WHAT THIS TASK INVOLVES: Your task is to copy every line of the records below that contains "with".

= = =

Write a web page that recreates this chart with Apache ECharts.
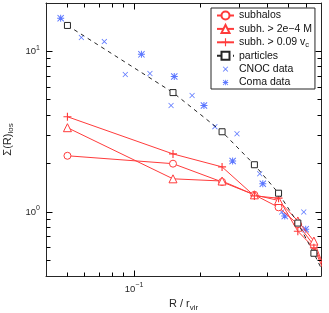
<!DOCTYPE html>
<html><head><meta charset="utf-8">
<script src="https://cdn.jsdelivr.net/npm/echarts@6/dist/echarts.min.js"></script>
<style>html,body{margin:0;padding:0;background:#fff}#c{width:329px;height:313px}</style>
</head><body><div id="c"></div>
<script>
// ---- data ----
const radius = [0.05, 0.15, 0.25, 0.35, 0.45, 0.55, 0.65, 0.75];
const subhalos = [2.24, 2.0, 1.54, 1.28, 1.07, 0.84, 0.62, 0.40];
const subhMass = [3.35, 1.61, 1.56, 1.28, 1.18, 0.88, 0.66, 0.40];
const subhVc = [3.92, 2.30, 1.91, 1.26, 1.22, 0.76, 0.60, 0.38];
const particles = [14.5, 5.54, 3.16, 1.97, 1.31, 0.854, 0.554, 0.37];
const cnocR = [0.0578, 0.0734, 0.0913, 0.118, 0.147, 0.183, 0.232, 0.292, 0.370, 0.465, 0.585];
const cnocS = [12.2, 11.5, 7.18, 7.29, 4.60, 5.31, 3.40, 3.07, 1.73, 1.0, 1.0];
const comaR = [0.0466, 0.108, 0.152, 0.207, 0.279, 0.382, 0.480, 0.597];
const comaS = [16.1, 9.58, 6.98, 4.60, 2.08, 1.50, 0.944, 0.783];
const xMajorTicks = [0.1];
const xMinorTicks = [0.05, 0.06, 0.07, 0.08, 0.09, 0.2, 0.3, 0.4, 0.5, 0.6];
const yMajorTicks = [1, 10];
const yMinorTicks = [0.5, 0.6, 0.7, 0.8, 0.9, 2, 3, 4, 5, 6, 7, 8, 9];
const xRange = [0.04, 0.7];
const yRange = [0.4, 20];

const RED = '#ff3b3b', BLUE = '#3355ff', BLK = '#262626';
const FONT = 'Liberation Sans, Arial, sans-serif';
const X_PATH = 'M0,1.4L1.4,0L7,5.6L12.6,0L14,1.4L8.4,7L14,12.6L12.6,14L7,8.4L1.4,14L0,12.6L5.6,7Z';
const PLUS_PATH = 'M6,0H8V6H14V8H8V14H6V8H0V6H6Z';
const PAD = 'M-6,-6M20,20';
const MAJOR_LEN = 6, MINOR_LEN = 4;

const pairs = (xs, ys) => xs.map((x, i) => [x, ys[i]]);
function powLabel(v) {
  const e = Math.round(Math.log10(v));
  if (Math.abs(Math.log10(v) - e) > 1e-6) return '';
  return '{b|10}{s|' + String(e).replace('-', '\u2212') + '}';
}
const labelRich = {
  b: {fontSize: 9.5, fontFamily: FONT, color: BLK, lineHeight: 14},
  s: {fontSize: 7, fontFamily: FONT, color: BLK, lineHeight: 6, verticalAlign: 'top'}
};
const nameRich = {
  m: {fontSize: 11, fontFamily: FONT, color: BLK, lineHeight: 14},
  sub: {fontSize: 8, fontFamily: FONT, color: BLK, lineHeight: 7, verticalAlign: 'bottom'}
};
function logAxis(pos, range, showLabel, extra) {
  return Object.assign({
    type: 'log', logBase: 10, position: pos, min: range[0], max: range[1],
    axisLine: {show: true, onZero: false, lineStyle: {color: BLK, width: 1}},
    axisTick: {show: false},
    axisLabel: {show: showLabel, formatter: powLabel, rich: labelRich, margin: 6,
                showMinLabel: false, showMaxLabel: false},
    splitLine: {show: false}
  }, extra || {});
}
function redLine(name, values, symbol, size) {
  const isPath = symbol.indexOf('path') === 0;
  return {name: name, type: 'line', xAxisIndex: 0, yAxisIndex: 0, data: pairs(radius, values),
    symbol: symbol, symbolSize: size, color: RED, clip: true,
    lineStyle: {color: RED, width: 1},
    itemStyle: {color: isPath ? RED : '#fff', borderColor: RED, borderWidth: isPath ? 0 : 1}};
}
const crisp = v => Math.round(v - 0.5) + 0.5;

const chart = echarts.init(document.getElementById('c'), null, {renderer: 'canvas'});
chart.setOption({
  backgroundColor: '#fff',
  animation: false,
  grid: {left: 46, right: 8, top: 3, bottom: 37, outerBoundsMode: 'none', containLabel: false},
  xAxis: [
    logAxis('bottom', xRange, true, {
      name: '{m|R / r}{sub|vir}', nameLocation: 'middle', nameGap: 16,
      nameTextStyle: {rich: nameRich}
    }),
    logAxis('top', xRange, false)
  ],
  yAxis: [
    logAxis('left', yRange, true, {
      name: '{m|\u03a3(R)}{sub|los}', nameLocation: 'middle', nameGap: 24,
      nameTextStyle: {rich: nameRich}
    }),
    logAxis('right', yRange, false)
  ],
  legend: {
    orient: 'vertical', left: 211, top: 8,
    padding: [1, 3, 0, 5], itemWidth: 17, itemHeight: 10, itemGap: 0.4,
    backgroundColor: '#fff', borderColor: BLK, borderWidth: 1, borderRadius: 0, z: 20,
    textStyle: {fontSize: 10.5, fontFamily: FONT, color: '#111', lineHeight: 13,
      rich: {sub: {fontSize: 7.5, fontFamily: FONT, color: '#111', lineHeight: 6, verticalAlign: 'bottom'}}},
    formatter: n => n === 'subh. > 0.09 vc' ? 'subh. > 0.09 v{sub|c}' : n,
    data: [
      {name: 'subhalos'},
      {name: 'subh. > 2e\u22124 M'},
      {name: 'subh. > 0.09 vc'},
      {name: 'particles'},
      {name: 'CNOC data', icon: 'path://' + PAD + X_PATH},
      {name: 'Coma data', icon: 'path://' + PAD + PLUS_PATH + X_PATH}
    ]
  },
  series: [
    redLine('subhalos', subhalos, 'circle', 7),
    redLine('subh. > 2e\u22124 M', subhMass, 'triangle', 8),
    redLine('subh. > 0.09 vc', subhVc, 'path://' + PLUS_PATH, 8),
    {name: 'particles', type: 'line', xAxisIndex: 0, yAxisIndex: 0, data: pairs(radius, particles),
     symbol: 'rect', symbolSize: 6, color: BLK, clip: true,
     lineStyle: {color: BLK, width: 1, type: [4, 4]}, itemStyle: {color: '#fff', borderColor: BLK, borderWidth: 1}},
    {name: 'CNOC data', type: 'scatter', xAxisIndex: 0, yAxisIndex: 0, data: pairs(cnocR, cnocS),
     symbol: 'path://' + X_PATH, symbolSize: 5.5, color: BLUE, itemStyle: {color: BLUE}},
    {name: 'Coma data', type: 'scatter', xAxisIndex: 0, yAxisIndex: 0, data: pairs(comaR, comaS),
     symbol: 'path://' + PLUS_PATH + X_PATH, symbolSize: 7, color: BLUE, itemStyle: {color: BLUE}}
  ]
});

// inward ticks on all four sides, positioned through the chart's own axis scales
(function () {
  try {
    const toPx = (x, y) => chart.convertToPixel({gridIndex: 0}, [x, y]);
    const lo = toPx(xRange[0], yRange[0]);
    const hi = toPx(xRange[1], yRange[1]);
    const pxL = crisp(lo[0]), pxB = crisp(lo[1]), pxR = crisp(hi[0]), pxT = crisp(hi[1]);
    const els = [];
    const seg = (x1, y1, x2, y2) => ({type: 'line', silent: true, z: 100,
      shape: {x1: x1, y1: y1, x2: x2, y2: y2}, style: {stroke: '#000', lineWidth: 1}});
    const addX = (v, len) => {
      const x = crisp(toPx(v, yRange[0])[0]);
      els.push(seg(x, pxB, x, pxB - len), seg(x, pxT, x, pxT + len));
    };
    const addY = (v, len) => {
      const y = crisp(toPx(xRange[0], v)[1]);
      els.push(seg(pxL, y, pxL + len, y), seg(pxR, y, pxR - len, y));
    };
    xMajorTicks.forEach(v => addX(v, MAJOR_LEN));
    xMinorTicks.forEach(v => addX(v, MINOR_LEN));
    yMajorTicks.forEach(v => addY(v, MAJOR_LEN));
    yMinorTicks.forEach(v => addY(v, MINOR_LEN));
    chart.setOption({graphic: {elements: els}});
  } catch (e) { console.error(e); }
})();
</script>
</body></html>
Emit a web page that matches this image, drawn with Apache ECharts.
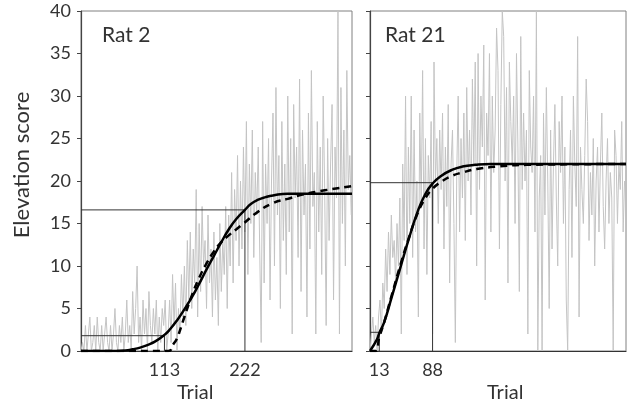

= = =

RESULT OF THIS TASK:
Write a web page that recreates this chart with Apache ECharts.
Emit a web page that matches this image, drawn with Apache ECharts.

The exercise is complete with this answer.